Sunday, March 22, 2009

Deployment: March 21, 2009

This should have been a fairly typical deployment. We were putting in a new J2EE application, with a database change. The minor difference between this one and my normal deployments is that this wasn’t an update, it was a brand new J2EE application; so if we screwed up, and it wasn’t properly deployed on time, we wouldn’t have to roll back to a previous version.

22:00–22:01 (1 minute): We all logged onto the conference bridge, and confirmed that we were ready to go.

22:01–23:33 (1 hour and 32 minutes): The DBA ran the database scripts. There were some errors, so this took a lot longer than expected, but she managed to work through the problems and get everything done.

22:01–22:34 (33 minutes): We configured the J2EE cluster (connection pools, security, etc.). We then had to wait for the database scripts to be finished, to move on to the next part of the deployment.

23:33–02:30 (2 hours, 57 minutes): We deployed the J2EE application. Again, there were difficulties, which were hard to troubleshoot, because they had to do with some internal workings of our vendor’s software, rather than our own code. We were getting errors between the vendor’s software and their database objects. After troubleshooting as much as we could, we called it a night.

Overall deployment: 22:00–02:30 (4 hours and 30 minutes). We left the bridge knowing that there was a good chance we’d need to rebuild the environment from scratch; it was quite possibly a configuration issue, but the likelihood of being able to track it down was slim. We tentatively planned to retry the next night, schedules (and permissions) pending.

Sanity/Landing Tests Defined/Explained

I use the terms Sanity Test and Landing Test a lot, so I should define what I mean by them—others might use these terms in different ways, but this is how I and my team use them.

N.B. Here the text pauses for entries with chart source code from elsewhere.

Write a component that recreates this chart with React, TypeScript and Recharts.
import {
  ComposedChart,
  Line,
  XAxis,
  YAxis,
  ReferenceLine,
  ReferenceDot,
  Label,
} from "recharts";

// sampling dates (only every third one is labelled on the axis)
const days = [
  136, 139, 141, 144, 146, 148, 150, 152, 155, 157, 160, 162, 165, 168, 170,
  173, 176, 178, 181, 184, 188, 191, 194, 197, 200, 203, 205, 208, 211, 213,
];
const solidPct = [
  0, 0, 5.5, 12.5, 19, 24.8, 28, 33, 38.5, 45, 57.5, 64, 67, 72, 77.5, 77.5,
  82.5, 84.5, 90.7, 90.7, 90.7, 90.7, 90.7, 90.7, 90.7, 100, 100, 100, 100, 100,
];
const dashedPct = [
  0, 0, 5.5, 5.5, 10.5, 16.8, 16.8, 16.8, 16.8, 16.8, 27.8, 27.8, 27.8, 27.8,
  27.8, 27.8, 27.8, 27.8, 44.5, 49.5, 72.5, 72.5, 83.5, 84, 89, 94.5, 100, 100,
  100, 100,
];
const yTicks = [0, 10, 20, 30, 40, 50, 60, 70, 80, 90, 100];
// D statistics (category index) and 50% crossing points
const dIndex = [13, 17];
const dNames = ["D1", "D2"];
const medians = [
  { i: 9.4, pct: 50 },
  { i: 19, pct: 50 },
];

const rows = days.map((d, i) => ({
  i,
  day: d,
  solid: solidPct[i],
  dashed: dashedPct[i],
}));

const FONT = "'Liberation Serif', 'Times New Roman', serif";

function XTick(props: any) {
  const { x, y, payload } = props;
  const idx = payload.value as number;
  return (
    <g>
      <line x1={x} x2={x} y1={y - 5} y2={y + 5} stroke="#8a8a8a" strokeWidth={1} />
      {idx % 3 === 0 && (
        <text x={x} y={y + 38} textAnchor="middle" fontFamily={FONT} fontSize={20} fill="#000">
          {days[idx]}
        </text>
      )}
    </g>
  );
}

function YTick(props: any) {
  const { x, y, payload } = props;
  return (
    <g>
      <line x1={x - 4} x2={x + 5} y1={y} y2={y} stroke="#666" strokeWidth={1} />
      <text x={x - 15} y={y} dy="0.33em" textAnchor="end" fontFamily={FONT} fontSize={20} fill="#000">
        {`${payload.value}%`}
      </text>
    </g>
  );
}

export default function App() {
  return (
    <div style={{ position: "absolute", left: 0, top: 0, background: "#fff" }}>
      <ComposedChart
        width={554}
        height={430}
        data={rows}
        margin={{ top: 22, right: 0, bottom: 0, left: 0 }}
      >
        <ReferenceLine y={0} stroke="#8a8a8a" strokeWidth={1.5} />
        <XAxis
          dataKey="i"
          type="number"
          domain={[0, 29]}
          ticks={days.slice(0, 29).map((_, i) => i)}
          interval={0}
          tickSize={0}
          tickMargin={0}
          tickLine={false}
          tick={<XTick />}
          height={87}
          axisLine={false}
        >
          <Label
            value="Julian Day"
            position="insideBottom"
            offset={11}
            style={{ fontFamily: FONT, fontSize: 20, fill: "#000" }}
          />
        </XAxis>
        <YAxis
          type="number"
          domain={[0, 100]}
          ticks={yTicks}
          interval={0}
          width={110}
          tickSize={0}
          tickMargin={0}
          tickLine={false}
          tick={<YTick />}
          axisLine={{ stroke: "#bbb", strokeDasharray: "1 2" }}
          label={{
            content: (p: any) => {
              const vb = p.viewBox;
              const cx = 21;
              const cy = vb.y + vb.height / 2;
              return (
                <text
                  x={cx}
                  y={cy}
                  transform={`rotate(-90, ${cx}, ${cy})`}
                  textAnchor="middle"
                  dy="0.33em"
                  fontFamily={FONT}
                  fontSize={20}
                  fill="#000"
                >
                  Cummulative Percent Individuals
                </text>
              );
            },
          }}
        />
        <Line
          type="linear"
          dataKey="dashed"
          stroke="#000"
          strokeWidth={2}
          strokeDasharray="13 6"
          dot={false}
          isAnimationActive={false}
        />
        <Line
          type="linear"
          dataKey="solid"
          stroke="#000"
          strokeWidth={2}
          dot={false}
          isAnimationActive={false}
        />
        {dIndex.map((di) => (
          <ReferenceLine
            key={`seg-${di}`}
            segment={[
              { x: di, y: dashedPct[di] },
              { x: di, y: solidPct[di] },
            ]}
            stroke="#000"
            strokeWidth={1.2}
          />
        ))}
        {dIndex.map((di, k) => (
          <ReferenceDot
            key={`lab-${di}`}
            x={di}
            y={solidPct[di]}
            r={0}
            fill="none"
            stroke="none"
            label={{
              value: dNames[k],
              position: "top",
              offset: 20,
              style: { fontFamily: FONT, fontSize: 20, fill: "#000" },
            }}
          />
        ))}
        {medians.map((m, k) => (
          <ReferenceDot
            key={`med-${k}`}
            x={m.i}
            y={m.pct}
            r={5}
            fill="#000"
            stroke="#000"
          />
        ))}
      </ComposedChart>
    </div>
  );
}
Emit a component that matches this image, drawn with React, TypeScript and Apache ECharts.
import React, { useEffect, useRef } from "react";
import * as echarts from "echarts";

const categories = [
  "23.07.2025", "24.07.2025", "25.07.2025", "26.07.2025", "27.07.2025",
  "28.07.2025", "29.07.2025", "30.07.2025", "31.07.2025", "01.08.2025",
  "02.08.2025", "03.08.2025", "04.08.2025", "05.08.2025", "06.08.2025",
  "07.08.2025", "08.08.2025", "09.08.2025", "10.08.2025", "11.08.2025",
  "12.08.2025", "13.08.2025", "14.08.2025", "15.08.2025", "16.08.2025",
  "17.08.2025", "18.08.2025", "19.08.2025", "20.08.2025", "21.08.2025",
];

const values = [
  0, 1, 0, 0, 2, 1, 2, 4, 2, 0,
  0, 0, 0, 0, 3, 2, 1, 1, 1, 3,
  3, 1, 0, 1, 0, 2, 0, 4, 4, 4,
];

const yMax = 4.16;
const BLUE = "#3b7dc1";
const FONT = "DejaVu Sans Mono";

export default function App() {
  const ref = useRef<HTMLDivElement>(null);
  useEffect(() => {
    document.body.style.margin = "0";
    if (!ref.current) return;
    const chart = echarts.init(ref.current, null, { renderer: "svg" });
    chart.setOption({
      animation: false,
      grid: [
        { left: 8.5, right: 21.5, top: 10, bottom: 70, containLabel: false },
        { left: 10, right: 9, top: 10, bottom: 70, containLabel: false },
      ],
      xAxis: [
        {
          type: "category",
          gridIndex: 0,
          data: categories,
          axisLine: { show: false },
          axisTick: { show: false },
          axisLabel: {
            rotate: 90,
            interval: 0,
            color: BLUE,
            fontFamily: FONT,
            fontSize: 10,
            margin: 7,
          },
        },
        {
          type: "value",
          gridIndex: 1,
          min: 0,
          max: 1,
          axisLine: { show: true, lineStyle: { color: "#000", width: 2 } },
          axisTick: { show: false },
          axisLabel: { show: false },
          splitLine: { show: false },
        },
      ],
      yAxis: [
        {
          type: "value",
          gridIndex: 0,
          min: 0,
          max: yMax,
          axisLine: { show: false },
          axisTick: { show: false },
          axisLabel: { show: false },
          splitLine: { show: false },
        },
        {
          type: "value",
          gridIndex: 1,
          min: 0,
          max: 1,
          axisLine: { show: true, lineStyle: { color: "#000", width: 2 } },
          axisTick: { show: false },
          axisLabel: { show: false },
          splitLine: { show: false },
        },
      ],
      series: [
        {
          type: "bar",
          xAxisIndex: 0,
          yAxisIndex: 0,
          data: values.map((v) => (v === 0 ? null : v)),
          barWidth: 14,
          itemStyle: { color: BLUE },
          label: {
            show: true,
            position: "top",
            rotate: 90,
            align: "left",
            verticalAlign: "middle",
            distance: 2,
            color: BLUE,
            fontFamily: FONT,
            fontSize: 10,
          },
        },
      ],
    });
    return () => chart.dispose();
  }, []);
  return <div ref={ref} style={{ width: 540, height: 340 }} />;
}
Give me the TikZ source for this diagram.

When we’re doing a deployment, there is the technical team, which is doing the actual work of the deployment, and troubleshooting any technical issues, and there are the business users, who want to make sure that the application meets their standards before they hand it over to the end users.

The Sanity Tests are done by the technical team. Once we’ve deployed the application, and everything is up and running, we quickly run through it to make sure that it really is up and running. As the name implies, this really is just a quick sanity check, to make sure that everything is up; it’s not meant to be exhaustive.

The Landing Tests are done by the business users. Once the technical team has given the go ahead that the application is up and running (as verified by sanity testing), the business users go ahead and verify that the application is working according to their specifications. As with the sanity tests, landing tests are not meant to be exhaustive; the exhaustive testing should have been done long before the deployment! (We have a phase of testing called User Acceptance Testing, or UAT, which is where the exhaustive testing should have been done.) The purpose of the landing tests is for the business to ensure that everything is running, and that’s it. If a bug is discovered, it must be one of two things:

  1. An environmental issue, where the production environment is different than the other environments and it’s causing a problem, or
  2. A gap in the UAT, where something wasn’t tested properly
We do our best to plan for the former. We get very annoyed by the latter, but to err is human.

If either the sanity tests or the landing tests fail, we do our best to try and fix the problems right then and there, but that’s not always possible—especially at 2:00 in the morning. So when there are issues, it’s up to the business to decide if these issues are “show stoppers,” meaning we have to abort the deployment and roll back to the previous version of the application, or whether the issues are minor enough that they can live with them.

Thursday, March 19, 2009

Deployment: March 19, 2009

Not a complex deployment, this time. A simple J2EE EAR file to be updated, with no database scripts to worry about or configuration changes to make.

01:30–01:43 (13 minutes): We all logged onto the conference bridge, and confirmed that we were ready to go. It took longer than it was supposed to; some people joined late.

01:43–02:02 (19 minutes): We un-deployed the old version of the EAR file, and deployed the new version.

02:02–02:08 (6 minutes): We did our Sanity Testing, and ensured that the app came back online successfully.

02:08–02:16 (8 minutes): We waited for the business to join the conference call, to do their Landing Tests; we were a bit ahead of schedule, so they hadn’t been expecting to join the call this early.

02:16–02:25 (9 minutes): The client did their Landing Testing, and signed off that everything was working as it was supposed to.

Overall deployment: 01:30–02:25 (55 minutes).